La théologie distingue les vertus théologales et les vertus cardinales. Ces vertus cardinales peuvent être des vertus toutes humaines, toutes païennes, mais à nous chrétiens, il nous les faut chrétiennes et surnaturelles. Qui donnera ces vertus chrétiennes à l'enfant? La grâce de Dieu, elle seule. Mais par quel chemin, par quel instrument cette grâce de Dieu arrivera‑t‑elle à l'âme? Par l'éducation précisément que recevra l'enfant. Attachez une grande importance à ce mode d'éducation. Le grand moyen que je vous indique est la base de la vie de l'homme chrétien; c'est la fondation de l'édifice surnaturel. C'est vous éducateurs qui, par les moyens que je vous indique: la prière pour vos élèves, la fidélité et la sainteté personnelles, le respect et l'estime de l'élève, aurez accompli cette tâche si belle et si fructueuse. Vous remarquerez cela plus d'une fois, si vous voulez y prendre garde. Dans telle ou telle circonstance, tel élève a vu que vous l'estimiez, que vous portiez respect à telle ou telle de ses qualités, il vous est gagné, et il est gagné au devoir, mes amis. Nous avons là un emploi bien important. La chose est assez importante et belle, pour que je la laisse à la méditation de chacun.

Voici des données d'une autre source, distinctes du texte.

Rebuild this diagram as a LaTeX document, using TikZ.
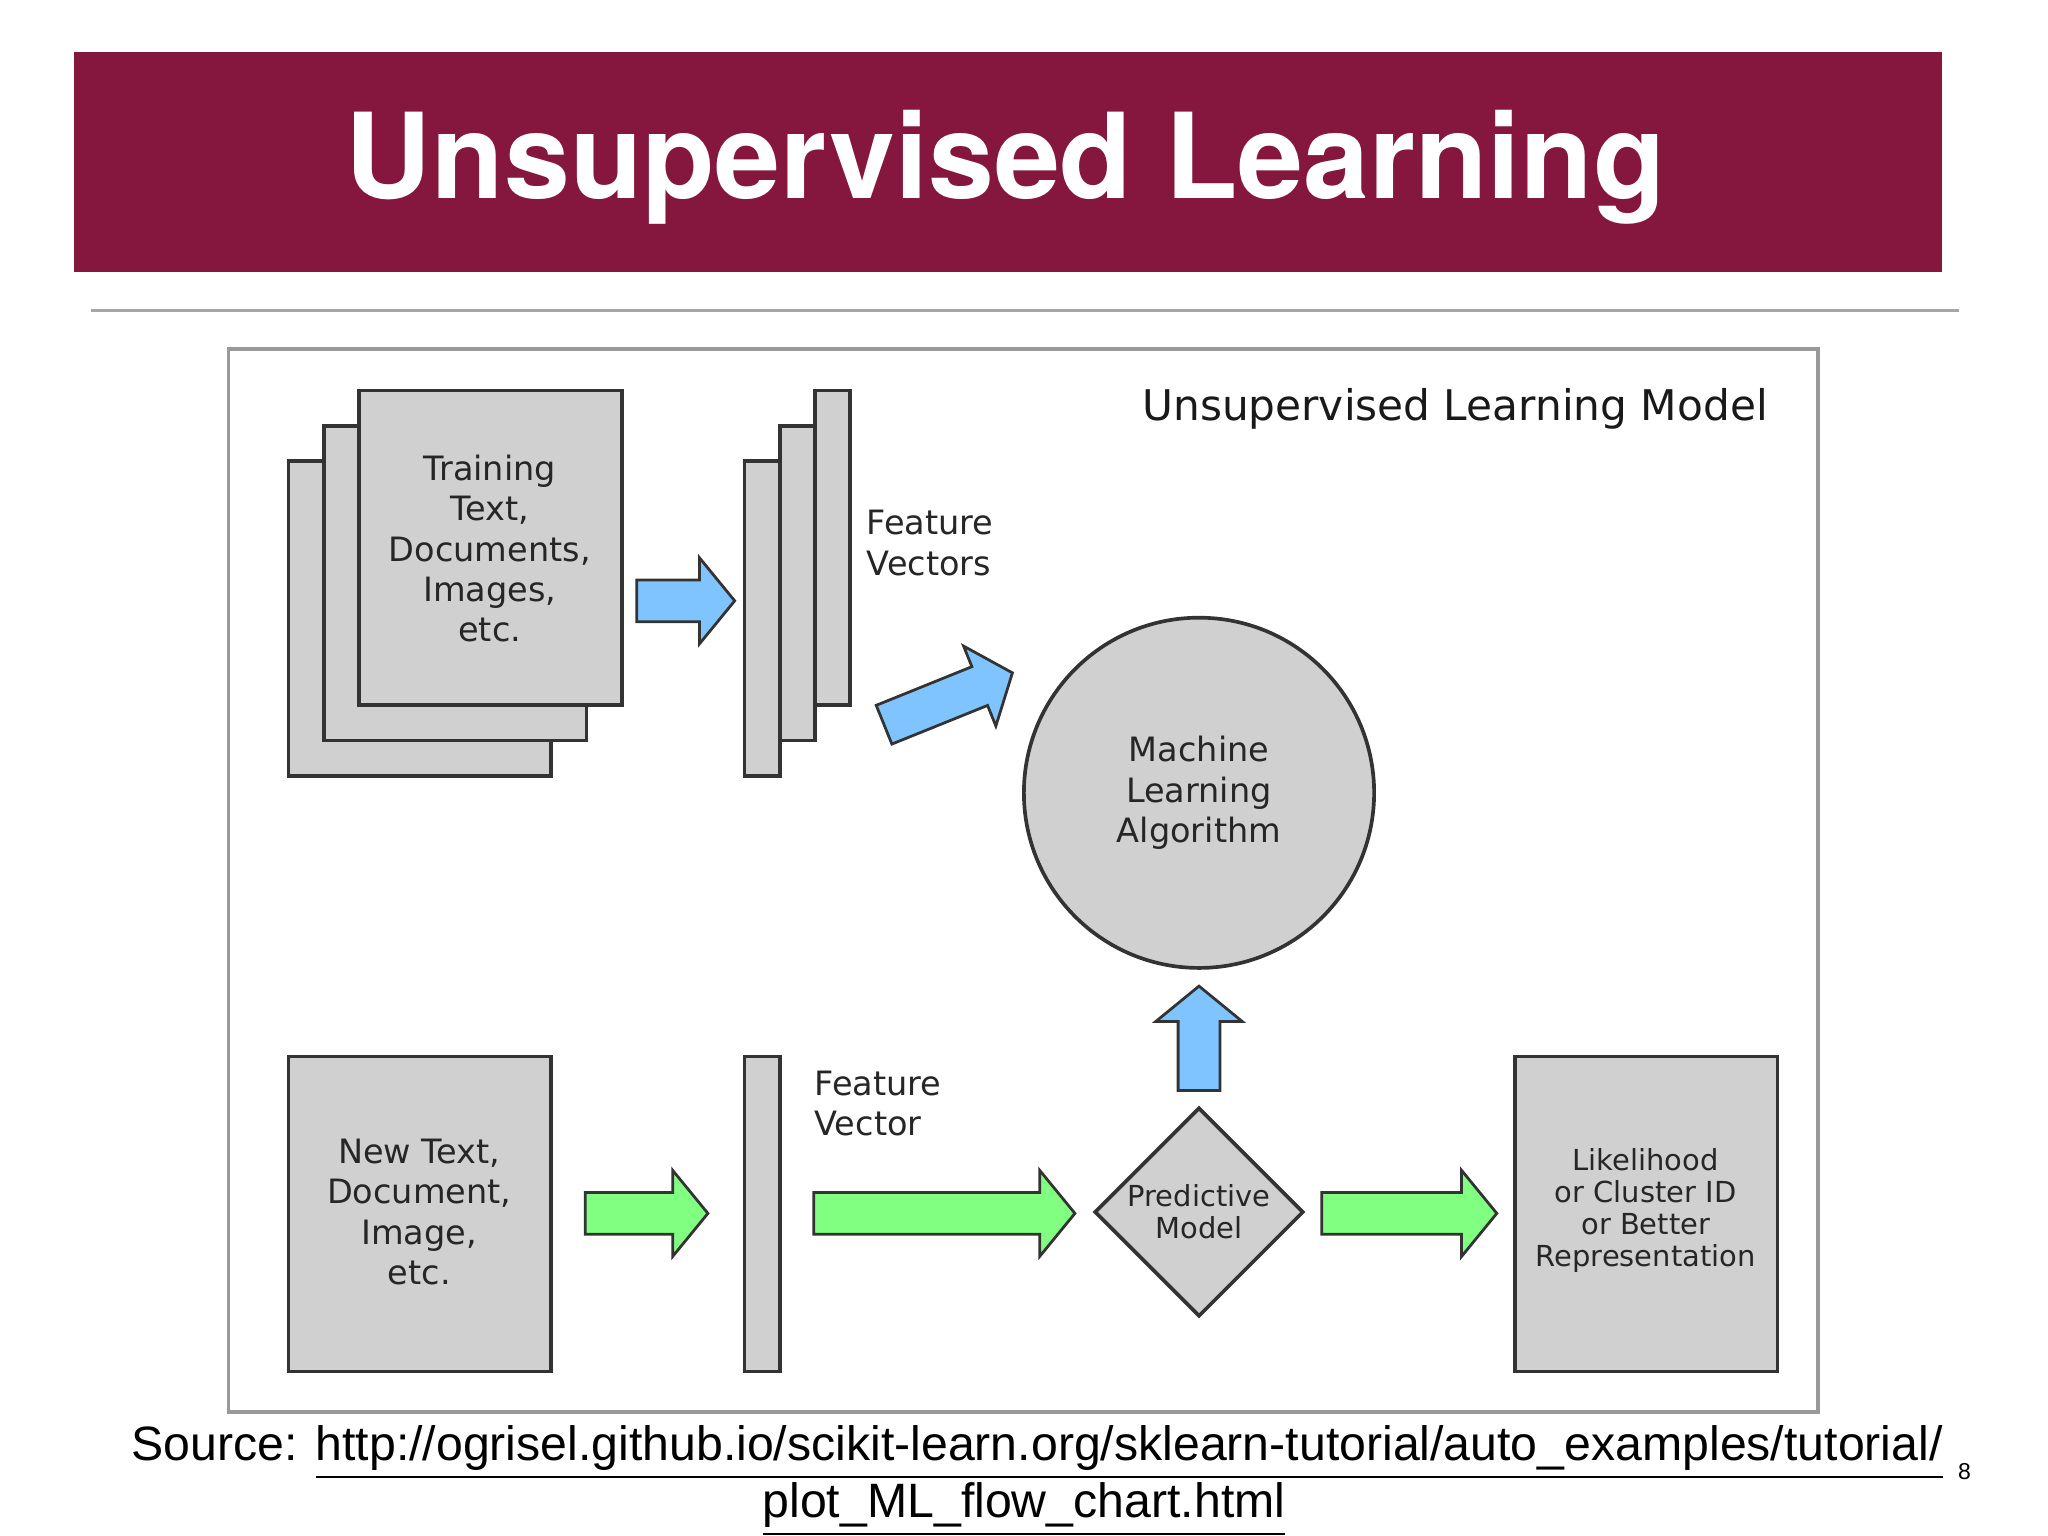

Saint Jean Chrysostôme parle d'un statuaire qui reproduisait avec tant de fidélité et tant de talent la forme humaine, les lignes de la nature, que ses œuvres remplissaient tout le monde d'admiration et lui avaient mérité une place d'honneur parmi ses concitoyens. Quels mérites n'acquièrent point, et à quelle place d'honneur ne peuvent‑ils pas prétendre, ceux qui savent prendre les âmes jeunes et frustes pour les modeler sur le type de Jésus-Christ? Voilà le but auquel doivent viser tous ceux à qui Dieu donne de s'occuper de la jeunesse. Je le répète encore une fois, j'ai été bien consolé et édifié de la réunion des anciens élèves. Il y a là vraiment du fond. Travaillez à agrandir de plus en plus cette belle œuvre.